Undici capitoli che corrispondono ad altrettante frasi. Come le ha scelte?
«È così che procedo nelle mie lezioni, per frasi. Il gioco del libro consiste nel decontestualizzare le frasi senza rinunciare a spiegare da dove sono venute. Nel mio archivio ne ho oltre 70. Perché 11? Le hanno associate ai giocatori di una squadra di calcio o alla destrutturazione di un decalogo. In realtà il numero risponde a ragioni editoriali».
Quali frasi ha dovuto escludere a malincuore?
«Ne avevo selezionate 12. È rimasta fuori quella di Walter Banjamin: “Non c’è un solo documento di cultura che non sia anche documento di barbarie”. Non posso fare a meno di pensare oggi che avere escluso questa frase sia esso stesso un modo di spiegarla...».
Dio è un filosofo? Perché è sua la seconda frase, tratta dall’Antico Testamento: «Sono colui che sono»...
«Non presento Dio come filosofo, ma come autore della frase. Quello che cercavo non erano frasi all’interno del canone filosofico, ma parole che segnassero un superamento dei suoi limiti canonici. Se c’è una situazione originaria della filosofia, è proprio il dialogo con la narrativa religiosa. In particolare quella frase — ed è quello che mi importa, degli autori quasi non parlo — offre un’ermeneutica infinita e anche molto battuta, penso a Deridda, per esempio. Vale per la religione quello che dicevamo per ogni altra questione. Offrire una versione in più. Perché il massaggio della filosofia arrivi, ispiri e trasformi. Che si tratti di una festa di compleanno o di un incontro sportivo».
Da buon argentino, si è esercitato ampiamente col fútbol. Come si analizza filosoficamente un fenomeno calcistico come è stato Diego Armando Maradona, per esempio?
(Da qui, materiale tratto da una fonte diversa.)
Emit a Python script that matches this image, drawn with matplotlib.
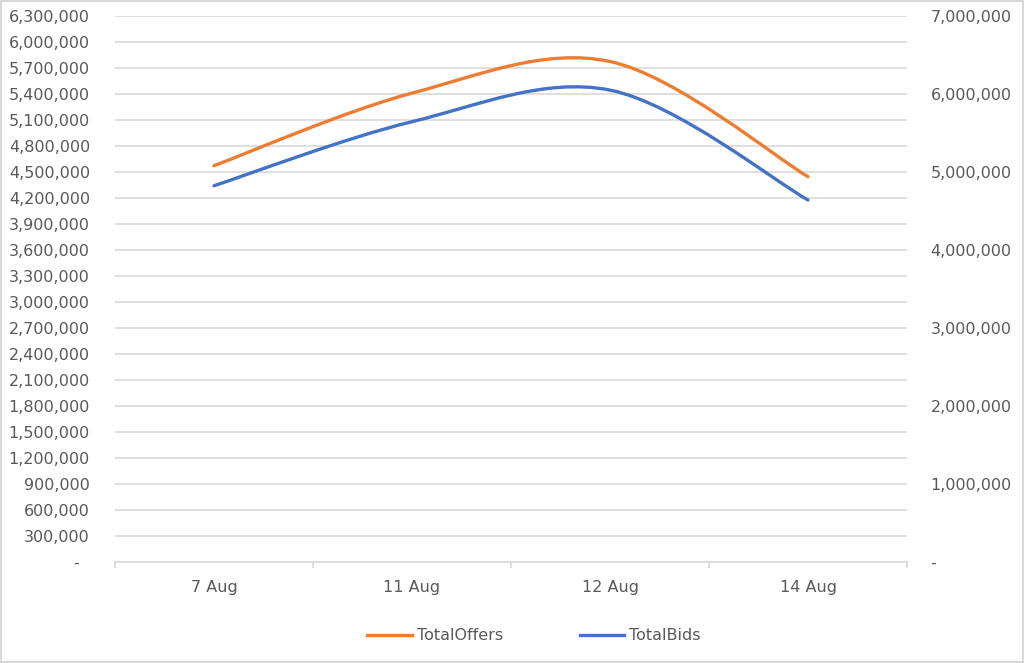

«Si prendono categorie filosofiche e — allo stesso modo in cui si possono analizzare questioni di politica o società — si analizza un fenomeno concreto come Maradona. La filosofia offre il quadro concettuale all’interno del quale pensare il fenomeno. C’è molta filosofia che pensa l’idolatria, per esempio, e può essere interessante applicarla a “El Diego”. Oppure possiamo partire da categorie filosofiche epicuree per analizzare come ci relazioniamo a una partita di calcio. Per Epicuro la felicità si raggiungeva allontanandosi dal dolore e cercando il piacere, con questa sola definizione possiamo iniziare a capire che cosa pretendiamo dal calcio: vedere uno spettacolo, divertirci, oppure non soffrire dunque non perdere? Lo storico dibattito del calcio — meglio giocare bene o meglio vincere? — incontra nella filosofia un milione di cornici concettuali possibili».
La frase finale di Foucault — «Dove c’è potere, c’è resistenza» — sembra una scelta politica, oltre che cronologica.
«In un libro mescolato a un romanzo poliziesco, in una situazione di violenza politica, terminare con questa frase è parte del progetto. Ed è anche un modo per me di dire che al fondo “tutto è politica”. Il concetto del potere come lo ha sviluppato Foucault interpreta molto bene il mondo in cui viviamo».
Le tappe si chiudono agli anni Settanta del secolo scorso, ma ci sono diverse citazioni di filosofi contemporanei. Numerose dell’italiano Roberto Esposito.
«Ho tratto grande ispirazione dai filosofi italiani. Sono laureato su Vattimo; ho studiato Agamben e ho una venerazione per Esposito, di cui ho letto tutto».
Del pensiero attuale ha dichiarato che la filosofia di genere rappresenta un pilastro.
«E oggi aggiungo che anche tutto quello che è la filosofia in dialogo con l’ecologia, con l’ambientalismo, sta facendo avanguardia nella nostra forma di pensare il mondo, anzi la fine del mondo, il collasso imminente. Sono proposte di lettura che vanno al di là dello status quo e riescono a decostruire la formula foucaultiana binaria potere/resistenza, in cui bene e male sembrano due amici che si spartiscono il mondo. Penso che tanto la filosofia di genere quanto l’ambientalismo stiano provando a rompere lo schema».